This project seeks to build a Python software package that consists of a comprehensive and scalable set of string tokenizers (such as alphabetical tokenizers, whitespace tokenizers) and string similarity measures (such as edit distance, Jaccard, TF/IDF). The package is free, open-source, and BSD-licensed.

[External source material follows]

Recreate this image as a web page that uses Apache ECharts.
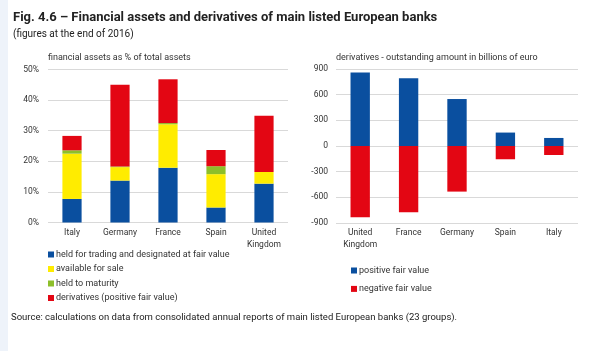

- Project Homepage: https://sites.google.com/site/anhaidgroup/projects/magellan/py_stringmatching
- Code repository: https://github.com/anhaidgroup/py_stringmatching
- User Manual: https://anhaidgroup.github.io/py_stringmatching/v0.4.2/index.html
- Tutorial: https://anhaidgroup.github.io/py_stringmatching/v0.4.2/Tutorial.html
- How to Contribute: https://anhaidgroup.github.io/py_stringmatching/v0.4.2/Contributing.html
- Developer Manual: http://pages.cs.wisc.edu/~anhai/py_stringmatching/v0.2.0/dev-manual-v0.2.0.pdf
- Issue Tracker: https://github.com/anhaidgroup/py_stringmatching/issues
- Mailing List: https://groups.google.com/forum/#!forum/py_stringmatching
py_stringmatching has been tested on each Python version between 3.7 and 3.12, inclusive.
The required dependencies to build the package are NumPy 1.7.0 or higher, but lower than 2.0, and a C or C++ compiler. For the development version, you will also need Cython.
py_stringmatching has been tested on Linux, OS X and Windows. At this time we have only tested on x86 architecture.